------ Available data

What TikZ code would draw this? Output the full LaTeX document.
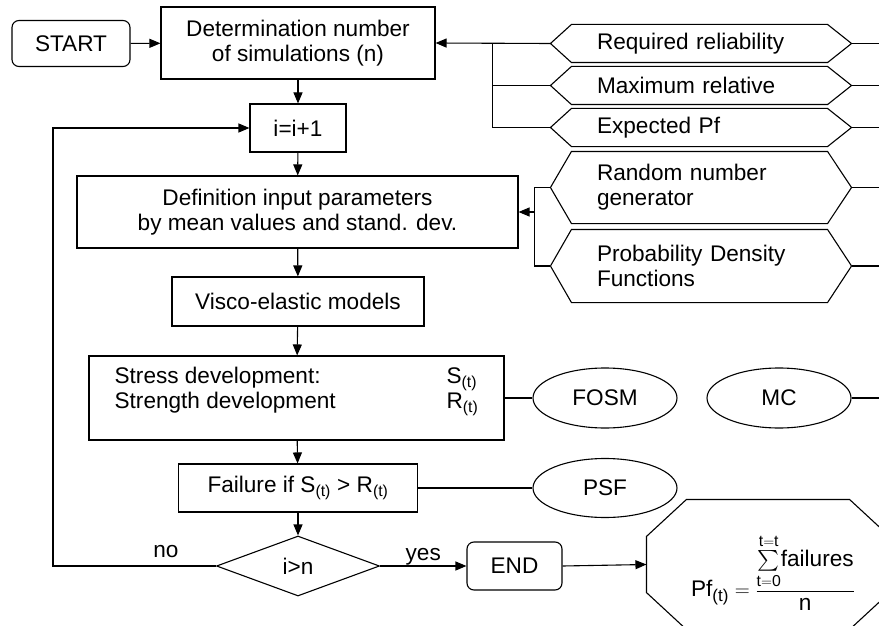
\documentclass[tikz,border=0pt]{standalone}
\usepackage{amsmath}
\usepackage{fontspec}
\setmainfont{Liberation Sans}
\usetikzlibrary{arrows.meta,positioning,shapes.geometric}
\newcommand{\hexoutline}[1]{\draw (#1.west) -- ([xshift=21pt]#1.north west) -- ([xshift=-24pt]#1.north east)
  -- (#1.east) -- ([xshift=-24pt]#1.south east) -- ([xshift=21pt]#1.south west) -- cycle;}
\newcommand{\tsub}{\textsubscript{(t)}}

\begin{document}
\begin{tikzpicture}[x=1pt,y=-1pt,>={Triangle[length=11pt,width=9pt]},line width=1.1pt,
    font=\fontsize{22.6}{25}\selectfont,
    box/.style={draw,rectangle,align=center,inner sep=0pt},
    term/.style={draw,rounded corners=7pt,minimum width=118pt,minimum height=46pt},
    hexnode/.style={minimum width=300pt,text width=208pt,align=left,inner xsep=0pt,inner ysep=0pt},
    oval/.style={draw,ellipse,minimum width=144pt,minimum height=60pt,inner sep=0pt},
    decide/.style={draw,diamond,minimum width=163pt,minimum height=60pt,inner sep=0pt}]
  \useasboundingbox (0,0) rectangle (879,626);
  \clip (0,0) rectangle (879,626);
  % main column
  \node[term] (start) at (71,43.5) {START};
  \node[box,minimum width=274pt,minimum height=72pt] (det) at (298,43) {Determination number\\of simulations (n)};
  \node[box,minimum width=96pt,minimum height=48pt] (inc) at (298,128) {i=i+1};
  \node[box,minimum width=441pt,minimum height=72pt] (defin) at (297.5,212) {Definition input parameters\\by mean values and stand. dev.};
  \node[box,minimum width=252pt,minimum height=49pt] (visco) at (298,301.5) {Visco-elastic models};
  \node[box,minimum width=415pt,minimum height=84pt] (stress) at (296.5,398)
    {\begin{tabular}{@{}p{332pt}@{}l@{}}Stress development: & S\tsub\\ Strength development & R\tsub\\[14pt]\end{tabular}};
  \node[box,minimum width=239pt,minimum height=48pt] (fail) at (298,488) {Failure if S\tsub{} > R\tsub};
  \node[decide] (dec) at (298,566) {i>n};
  \node[term,minimum width=95pt,minimum height=48pt] (endn) at (514.5,566) {END};
  % result octagon
  \node[minimum width=242pt,minimum height=129pt,inner sep=0pt] (pf) at (768,564.5) {};
  \draw ([xshift=40pt]pf.north west) -- ([xshift=-40pt]pf.north east) -- ([yshift=-37pt]pf.north east)
    -- ([yshift=37pt]pf.south east) -- ([xshift=-40pt]pf.south east) -- ([xshift=40pt]pf.south west)
    -- ([yshift=37pt]pf.south west) -- ([yshift=-37pt]pf.north west) -- cycle;
  \node[inner sep=0pt] (pfeq) at ([xshift=5pt,yshift=-8pt]pf.center)
    {$\text{Pf}_{\mbox{\fontsize{17}{17}\selectfont(t)}} = \dfrac{{\textstyle\sum\limits_{\text{t}=\text{0}}^{\text{t}=\text{t}}}\text{failures}}{\text{n}}$};
  % inputs on the right
  \node[hexnode,minimum height=37pt] (rr) at (701,43.5) {Required reliability};
  \node[hexnode,minimum height=37pt] (mr) at (701,85.5) {Maximum relative};
  \node[hexnode,minimum height=37pt] (ep) at (701,127.5) {Expected Pf};
  \node[hexnode,minimum height=71pt] (rng) at (701,187.5) {Random number\\generator};
  \node[hexnode,minimum height=72pt] (pdf) at (701,266) {Probability Density\\Functions};
  \foreach \n in {rr,mr,ep,rng,pdf} {\hexoutline{\n} \draw (\n.east) -- ++(40,0);}
  \node[oval] (fosm) at (605,398) {FOSM};
  \node[oval] (mc) at (779,398) {MC};
  \node[oval,minimum height=59pt] (psf) at (605,488) {PSF};
  % connectors
  \draw[->] (start) -- (det);
  \draw[->] (det) -- (inc);
  \draw[->] (inc) -- (defin);
  \draw[->] (defin) -- (visco);
  \draw[->] (visco) -- (stress);
  \draw[->] (stress) -- (fail);
  \draw[->] (fail) -- (dec);
  \draw[->] (dec.west) -- ++(-163,0) |- (inc.west);
  \node (no) at (166,552) {no};
  \draw[->] (dec.east) -- node[above=-3pt] (yes) {yes} (endn.west);
  \draw[->] (endn.east) -- (pf.west);
  \draw[->] (rr.west) -- (det.east);
  \draw (ep.west) -- ++(-58,0) |- (rr.west);
  \draw (mr.west) -- ++(-58,0);
  \draw (pdf.west) -- ++(-16,0) |- (rng.west);
  \draw[->] ([xshift=-16pt]rng.west |- defin.east) -- (defin.east);
  \draw (stress.east) -- (fosm.west);
  \draw (fail.east) -- (psf.west);
  \draw (mc.east) -- ++(40,0);
\end{tikzpicture}
\end{document}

------------

• [What you will do] Repeat the material above word for word, please, apart from its images.

• [Reply to the exercise]
What TikZ code would draw this? Output the full LaTeX document.
\documentclass[tikz,border=0pt]{standalone}
\usepackage{amsmath}
\usepackage{fontspec}
\setmainfont{Liberation Sans}
\usetikzlibrary{arrows.meta,positioning,shapes.geometric}
\newcommand{\hexoutline}[1]{\draw (#1.west) -- ([xshift=21pt]#1.north west) -- ([xshift=-24pt]#1.north east)
  -- (#1.east) -- ([xshift=-24pt]#1.south east) -- ([xshift=21pt]#1.south west) -- cycle;}
\newcommand{\tsub}{\textsubscript{(t)}}

\begin{document}
\begin{tikzpicture}[x=1pt,y=-1pt,>={Triangle[length=11pt,width=9pt]},line width=1.1pt,
    font=\fontsize{22.6}{25}\selectfont,
    box/.style={draw,rectangle,align=center,inner sep=0pt},
    term/.style={draw,rounded corners=7pt,minimum width=118pt,minimum height=46pt},
    hexnode/.style={minimum width=300pt,text width=208pt,align=left,inner xsep=0pt,inner ysep=0pt},
    oval/.style={draw,ellipse,minimum width=144pt,minimum height=60pt,inner sep=0pt},
    decide/.style={draw,diamond,minimum width=163pt,minimum height=60pt,inner sep=0pt}]
  \useasboundingbox (0,0) rectangle (879,626);
  \clip (0,0) rectangle (879,626);
  % main column
  \node[term] (start) at (71,43.5) {START};
  \node[box,minimum width=274pt,minimum height=72pt] (det) at (298,43) {Determination number\\of simulations (n)};
  \node[box,minimum width=96pt,minimum height=48pt] (inc) at (298,128) {i=i+1};
  \node[box,minimum width=441pt,minimum height=72pt] (defin) at (297.5,212) {Definition input parameters\\by mean values and stand. dev.};
  \node[box,minimum width=252pt,minimum height=49pt] (visco) at (298,301.5) {Visco-elastic models};
  \node[box,minimum width=415pt,minimum height=84pt] (stress) at (296.5,398)
    {\begin{tabular}{@{}p{332pt}@{}l@{}}Stress development: & S\tsub\\ Strength development & R\tsub\\[14pt]\end{tabular}};
  \node[box,minimum width=239pt,minimum height=48pt] (fail) at (298,488) {Failure if S\tsub{} > R\tsub};
  \node[decide] (dec) at (298,566) {i>n};
  \node[term,minimum width=95pt,minimum height=48pt] (endn) at (514.5,566) {END};
  % result octagon
  \node[minimum width=242pt,minimum height=129pt,inner sep=0pt] (pf) at (768,564.5) {};
  \draw ([xshift=40pt]pf.north west) -- ([xshift=-40pt]pf.north east) -- ([yshift=-37pt]pf.north east)
    -- ([yshift=37pt]pf.south east) -- ([xshift=-40pt]pf.south east) -- ([xshift=40pt]pf.south west)
    -- ([yshift=37pt]pf.south west) -- ([yshift=-37pt]pf.north west) -- cycle;
  \node[inner sep=0pt] (pfeq) at ([xshift=5pt,yshift=-8pt]pf.center)
    {$\text{Pf}_{\mbox{\fontsize{17}{17}\selectfont(t)}} = \dfrac{{\textstyle\sum\limits_{\text{t}=\text{0}}^{\text{t}=\text{t}}}\text{failures}}{\text{n}}$};
  % inputs on the right
  \node[hexnode,minimum height=37pt] (rr) at (701,43.5) {Required reliability};
  \node[hexnode,minimum height=37pt] (mr) at (701,85.5) {Maximum relative};
  \node[hexnode,minimum height=37pt] (ep) at (701,127.5) {Expected Pf};
  \node[hexnode,minimum height=71pt] (rng) at (701,187.5) {Random number\\generator};
  \node[hexnode,minimum height=72pt] (pdf) at (701,266) {Probability Density\\Functions};
  \foreach \n in {rr,mr,ep,rng,pdf} {\hexoutline{\n} \draw (\n.east) -- ++(40,0);}
  \node[oval] (fosm) at (605,398) {FOSM};
  \node[oval] (mc) at (779,398) {MC};
  \node[oval,minimum height=59pt] (psf) at (605,488) {PSF};
  % connectors
  \draw[->] (start) -- (det);
  \draw[->] (det) -- (inc);
  \draw[->] (inc) -- (defin);
  \draw[->] (defin) -- (visco);
  \draw[->] (visco) -- (stress);
  \draw[->] (stress) -- (fail);
  \draw[->] (fail) -- (dec);
  \draw[->] (dec.west) -- ++(-163,0) |- (inc.west);
  \node (no) at (166,552) {no};
  \draw[->] (dec.east) -- node[above=-3pt] (yes) {yes} (endn.west);
  \draw[->] (endn.east) -- (pf.west);
  \draw[->] (rr.west) -- (det.east);
  \draw (ep.west) -- ++(-58,0) |- (rr.west);
  \draw (mr.west) -- ++(-58,0);
  \draw (pdf.west) -- ++(-16,0) |- (rng.west);
  \draw[->] ([xshift=-16pt]rng.west |- defin.east) -- (defin.east);
  \draw (stress.east) -- (fosm.west);
  \draw (fail.east) -- (psf.west);
  \draw (mc.east) -- ++(40,0);
\end{tikzpicture}
\end{document}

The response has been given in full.